Is My Code Benfordian?

This post was inspired by a really educational and fun documentary series on Netflix called Connected. If you're not a math buff don't worry, neither am I! Let's look at Benford's Law and whether or not it applies to my code.

Benfords Law

I could try and explain Benford's Law myself, but really Wikipedia does a great job of this, and so does Connected. However in short it goes like this:

Benford's Law describes the distribution of the first digit of each number in a given series of numbers. For example numbers that begin with the digit 1 (e.g. 1, 10, 11, 100) would make up approximately 30% of the numbers of a given series. Numbers starting with 2 will be approximately 17% of that series and so on.

While this is cool on its own what really blew me away was how many things this can be applied to. I don't want to spoil Connected if you want to watch it (Episode 4 Digits, for those of you wondering), but we see it spread across a large number of domains from natural formations to populations and even music.

The thing with documentaries is that they sometimes only show the cases where it does work, and so their assertion that is really can be found "everywhere" is a little misleading. Regardless I was inspired to see if I could find it in my own everyday life. As a programmer what better opportunity to write some code and perhaps even analyze my own code?

The Test

My test was fairly simple. If I count the number of characters on a given line in a file that contains code does the distribution of the first digit of those lengths adhere to Benford's Law?

In an effort to keep this somewhat low effort and also to take a snapshot of code I work on daily I simply surveyed all the repositories I had cloned locally on my own computer. I only survey the actual code (typically the src directory) and also filtered out files that were not plain text.

For a typical c# project that meant only *.cs files. For an Angular project that would mean *.ts, *.html and *.scss and so on. I also stripped any lines that had a length of 0 as they aren't counted in the distribution.

What makes my particular use case interesting is that I have some extremely large projects that I work on (many thousands of lines of code) and I also have very, very small personal projects. These repositories span a number of languages mainly c#, TypeScript, JavaScript, HTML, css or some combination thereof. Some use extra frameworks like Angular or React, some use Unity. It's a decent cross section of content without me going onto Github and scraping a larger data set. I actually sort of want to do that (scrape Github) at some point because my results were pretty cool 😎.

Overall I sampled only 14 projects but even with this relatively small data set trends very quickly emerge.

The Results

If we plot all 14 projects (as seen in grey) below it seems rather chaotic when compared to the red line that is Benford's Law. However if we take the average of those values things actually start looking pretty good...

Plotting all repositories against Benfords Law and the Average of those repositories.

Because that is starting to look a little messy lets remove all the noise and just focus on Benford's Law vs the average length of a line.

Plotting Benfords Law and the Average of all the repositories.

We can definitely see a trend here and using all the scientific rigor I can muster I have decided to label these results as somewhat-benfordian.
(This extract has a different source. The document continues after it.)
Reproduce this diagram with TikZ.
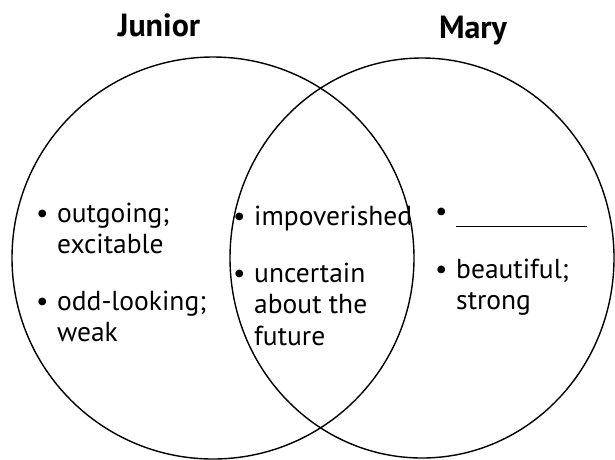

There's definitely something going on here but the results are skewed much further to the middle of the data set than I would have expected.

Going Full Benford

Knowing that I had a lot of really small projects (and a small data-set as well) I figured there might be a lot of unnecessary noise in my results. So what if I just focused on the 5 extremely large projects I have on my local machine that are likely more representative of "real world" applications (because they are real world applications)?

Plotting large repositories against Benfords Law and the Average of those repositories.

These results look much less noisy. Still a few outliers here and there but strangely it looks like my code exhibits the same sort of distribution that is seemingly found...everywhere?! To be consistent lets look at Benford's Law just against our average.

Plotting Benfords Law and the Average of all the repositories.

Woah, pretty cool! Putting on my tweed suit and getting out my slide-rule I can say that these results are very-benfordian.

Closing Thoughts

It seems like Benford's Law truly does manifest everywhere! This was such a simple and quick test to do, even such a basic test here revealed that on an ad-hoc set of data there was a trend towards a Benfordian distribution when considering the average line length across all my repositories.

I hypothesize that the larger the code base, or the larger the set of code bases the more likely the distribution will conform to Benford's Law. Maybe when I have a bit more time I can sample a wider cross section of programming languages. I would love to see how a language like Python, that relies on white space and doesn't have as many braces, effects the distribution.

I think that if a show like Connected can sit with me for days after I have finished watching the episode and prompt me to become a mini-scientist for the morning then there is something really valuable to that show in both it's educational outcomes and it's overall design and presentation.

Who knows maybe this will prompt me to find more of Benford's Law in my day-to-day life?